Он, правда, не сказал: «Как вы убили?» — но и не сказал: «Как произошел несчастный случай?»

«Как был убит…»

Значит, есть и убийца. И убийца, ясно — он, Родионов.

Вывод такой не был сделан вслух, но все поняли смысл сказанного. Понял и Павел. Видно было, как поплыла по его лицу под загаром бледность, будто кожа от скул отклеивалась, как кисти рук, висевших вдоль тела, сжались в кулаки, красные, непомерно громадные рядом с дудочками модных брюк.

Павел растерянно взглянул в зал, загудевший въявь, и опустил взгляд, и больше почти не поднимал его за все время допроса.

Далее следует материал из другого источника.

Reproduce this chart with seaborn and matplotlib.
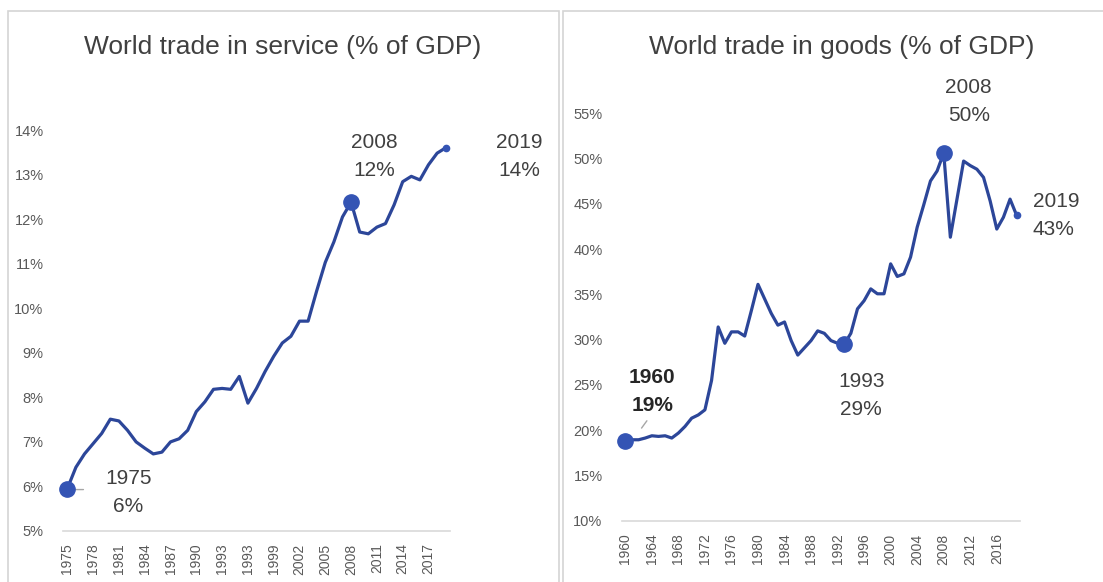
import numpy as np
import pandas as pd
import matplotlib
matplotlib.use("Agg")
import matplotlib.pyplot as plt
import matplotlib.patches as patches
import seaborn as sns

# --- data ---
service_years = list(range(1975, 2020))
service_pct = [5.95, 6.43, 6.73, 6.96, 7.19, 7.51, 7.47, 7.26, 7.00, 6.86,
               6.73, 6.77, 7.00, 7.07, 7.26, 7.68, 7.90, 8.18, 8.20, 8.18,
               8.47, 7.87, 8.20, 8.58, 8.92, 9.22, 9.37, 9.71, 9.71, 10.39,
               11.03, 11.49, 12.05, 12.38, 11.71, 11.67, 11.82, 11.90, 12.32, 12.84,
               12.96, 12.88, 13.22, 13.48, 13.60]
service_ticks = [1975, 1978, 1981, 1984, 1987, 1990, 1993, 1996, 1999, 2002,
                 2005, 2008, 2011, 2014, 2017]
service_ticklabels = ["1975", "1978", "1981", "1984", "1987", "1990", "1993", "1993",
                      "1999", "2002", "2005", "2008", "2011", "2014", "2017"]
service_yticks = [5, 6, 7, 8, 9, 10, 11, 12, 13, 14]

goods_years = list(range(1960, 2020))
goods_pct = [18.8, 18.96, 18.96, 19.15, 19.4, 19.33, 19.4, 19.15, 19.7, 20.43,
             21.34, 21.7, 22.26, 25.5, 31.4, 29.6, 30.86, 30.86, 30.4, 33.2,
             36.1, 34.5, 32.9, 31.6, 31.95, 29.9, 28.3, 29.1, 29.9, 30.97,
             30.7, 29.9, 29.6, 29.5, 30.7, 33.4, 34.3, 35.6, 35.06, 35.06,
             38.36, 36.97, 37.26, 39.1, 42.4, 44.9, 47.5, 48.6, 50.6, 41.3,
             45.5, 49.7, 49.2, 48.8, 47.9, 45.3, 42.2, 43.5, 45.5, 43.7]
goods_ticks = list(range(1960, 2017, 4))
goods_ticklabels = [str(y) for y in goods_ticks]
goods_yticks = [10, 15, 20, 25, 30, 35, 40, 45, 50, 55]

# highlighted points: (year, label lines, offset px, big marker, bold)
service_notes = [(1975, "1975\n6%", (61, -4), True, False),
                 (2008, "2008\n12%", (23, 46), True, False),
                 (2019, "2019\n14%", (74, -9), False, False)]
goods_notes = [(1960, "1960\n19%", (27, 50), True, True),
               (1993, "1993\n29%", (17, -51), True, False),
               (2008, "2008\n50%", (25, 51), True, False),
               (2019, "2019\n43%", (16, 0), False, False)]

LINE = "#2c4699"
DOT = "#3454b4"
TXT = "#404040"
TICK = "#595959"

sns.set_style("white")
plt.rcParams['font.family'] = ['Liberation Sans', 'DejaVu Sans']

W, H = 1103, 582
fig = plt.figure(figsize=(W / 100, H / 100), dpi=100)

# panel frames
for x0, x1 in [(8, 559), (563, 1120)]:
    fig.patches.append(patches.Rectangle((x0 / W, -0.1), (x1 - x0) / W, 1.1 - 11 / H,
                                         transform=fig.transFigure, fill=False,
                                         edgecolor="#d4d4d4", linewidth=1.2))


def make_axes(px_left, px_right, px_top, px_bottom):
    return fig.add_axes([px_left / W, 1 - px_bottom / H,
                         (px_right - px_left) / W, (px_bottom - px_top) / H])


def draw_panel(ax, years, vals, ticks, ticklabels, yticks, notes, ylim):
    df = pd.DataFrame({"year": years, "val": vals})
    sns.lineplot(data=df, x="year", y="val", ax=ax, color=LINE, linewidth=2.3)
    ax.set_xlim(years[0] - 0.5, years[-1] + 0.5)
    ax.set_ylim(*ylim)
    ax.set_xticks(ticks)
    ax.set_xticklabels(ticklabels, rotation=90, fontsize=10, color=TICK)
    ax.set_yticks(yticks)
    ax.set_yticklabels([f"{v}%" for v in yticks], fontsize=10.5, color=TICK)
    ax.tick_params(axis="both", length=0)
    ax.tick_params(axis="y", pad=14)
    ax.tick_params(axis="x", pad=9)
    ax.set_xlabel("")
    ax.set_ylabel("")
    for s in ["top", "right", "left"]:
        ax.spines[s].set_visible(False)
    ax.spines["bottom"].set_color("#d9d9d9")
    ax.spines["bottom"].set_linewidth(1.2)
    ax.patch.set_alpha(0)
    for yr, label, off, big, bold in notes:
        v = vals[years.index(yr)]
        ax.plot([yr], [v], "o", color=DOT, markersize=11 if big else 4.5, clip_on=False, zorder=5)
        ax.annotate(label, xy=(yr, v), xytext=off, textcoords="offset pixels",
                    ha="left" if not big and off[0] < 30 else "center", va="center",
                    fontsize=15, color="#262626" if bold else TXT, linespacing=1.6,
                    fontweight="bold" if bold else "normal", annotation_clip=False)


ax1 = make_axes(63, 450, 130, 531)
draw_panel(ax1, service_years, service_pct, service_ticks, service_ticklabels,
           service_yticks, service_notes, (5, 14))
ax1.annotate("", xy=(1975.6, 5.93), xytext=(1977.2, 5.93),
             arrowprops=dict(arrowstyle="-", color="#a6a6a6", lw=1))

ax2 = make_axes(622, 1020, 113, 521)
draw_panel(ax2, goods_years, goods_pct, goods_ticks, goods_ticklabels,
           goods_yticks, goods_notes, (10, 55))
ax2.annotate("", xy=(1962.2, 20.0), xytext=(1963.5, 21.3),
             arrowprops=dict(arrowstyle="-", color="#a6a6a6", lw=1))

fig.text(283 / W, 1 - 47 / H, "World trade in service (% of GDP)", ha="center", va="center",
         fontsize=19, color=TXT)
fig.text(842 / W, 1 - 47 / H, "World trade in goods (% of GDP)", ha="center", va="center",
         fontsize=19, color=TXT)

fig.savefig("out.png", dpi=100)
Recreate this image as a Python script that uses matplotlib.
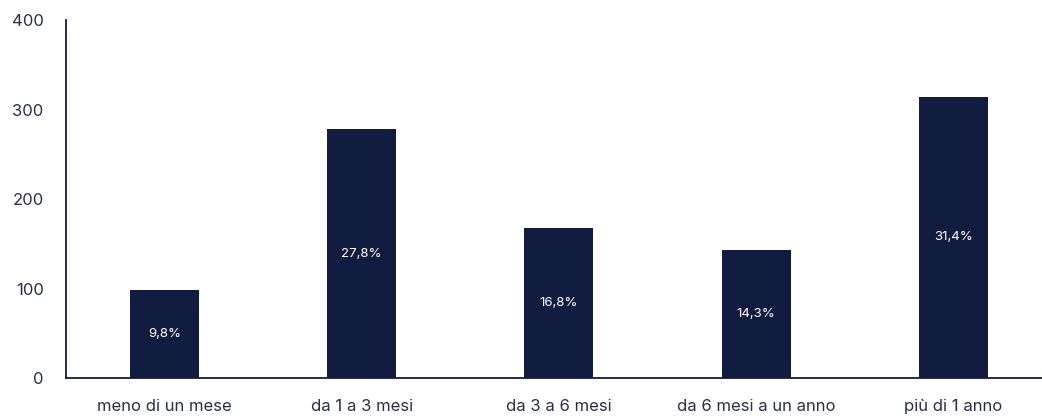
import matplotlib
matplotlib.use('Agg')
import matplotlib.pyplot as plt
import numpy as np

categories = ['meno di un mese', 'da 1 a 3 mesi', 'da 3 a 6 mesi', 'da 6 mesi a un anno', 'più di 1 anno']
values = [98, 278, 168, 143, 314]
pct_labels = ['9,8%', '27,8%', '16,8%', '14,3%', '31,4%']

navy = '#121c41'
text_col = '#2b2f48'

plt.rcParams['font.family'] = ['Inter', 'DejaVu Sans']

fig = plt.figure(figsize=(10.42, 4.17), dpi=100)
ax = fig.add_axes([0.0633, 0.0935, 0.9367, 0.8585])

x = np.arange(len(categories))
bars = ax.bar(x, values, width=0.35, color=navy)

for b, lab in zip(bars, pct_labels):
    ax.text(b.get_x() + b.get_width() / 2, b.get_height() / 2, lab,
            ha='center', va='center', color='white', fontsize=9.5)

ax.set_xlim(-0.5, 4.45)
ax.set_ylim(0, 400)
ax.set_yticks([0, 100, 200, 300, 400])
ax.set_xticks(x)
ax.set_xticklabels(categories)

ax.spines['top'].set_visible(False)
ax.spines['right'].set_visible(False)
for s in ['left', 'bottom']:
    ax.spines[s].set_color(navy)
    ax.spines[s].set_linewidth(1.3)

ax.tick_params(axis='y', length=0, pad=16, labelsize=12, labelcolor=text_col)
ax.tick_params(axis='x', length=0, pad=15, labelsize=12, labelcolor=text_col)

fig.savefig('out.png', dpi=100)
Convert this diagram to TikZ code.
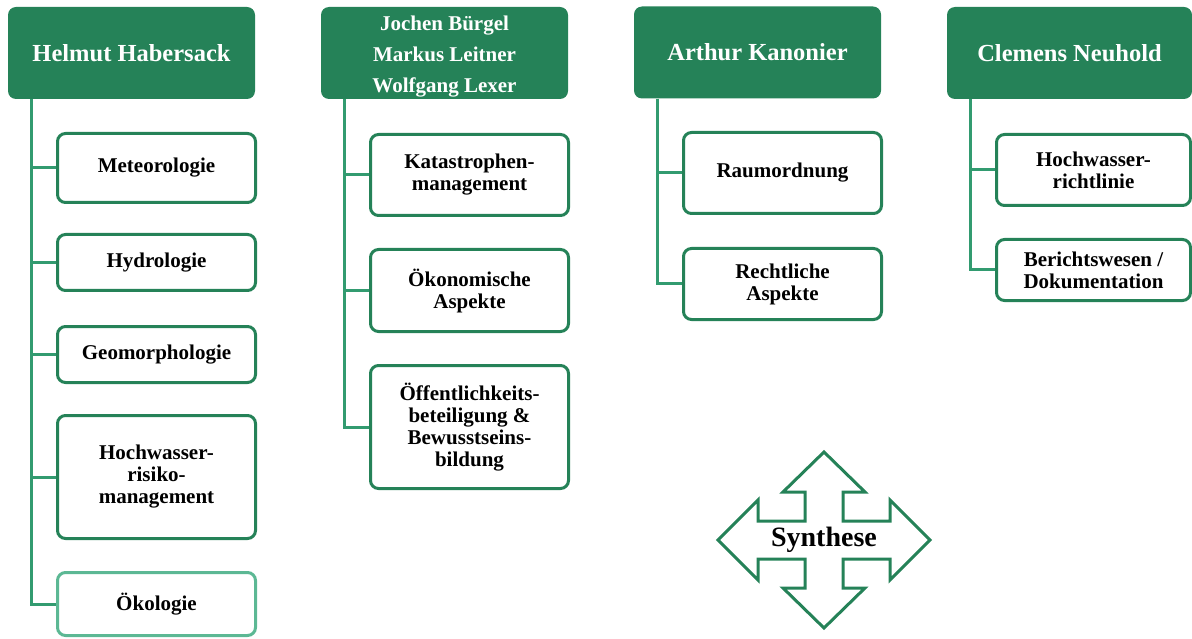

— Несчастье… В общем, все так началось. Под праздник, пятого ноября, выехал я со станции. Уже вечер был. Пока погрузили меня, крановщик куда-то ушел, искали его, а потом я Семена Огудалова ждал, чтоб вместе ехать.

Судья знал: шофер будет рассказывать, как застряли они в ночь на тулумском броде и как вытаскивали друг друга, как, раздевшись, лазили в ледяную воду… Но ведь Копцов-то погиб на следующий день.

«Цену себе набить хочет», — подумал Сарычев и сказал спокойно:

— Это к делу не относится, подсудимый, — сказал, глядя не на Родионова, а в зал, как бы призывая собравшихся понять и разделить его судейскую объективность. Но глаза их смотрели строго. Заторопившись, Сарычев добавил: — Расскажите, Родионов, как шестого утром сторговались с Копцовым, как поехали на лесоделяну…

Он случайно назвал шофера — «Родионов», без прибавки «подсудимый», и вдруг что-то царапнуло память, чем-то ему помешала эта фамилия. Сарычев еще не мог понять чем.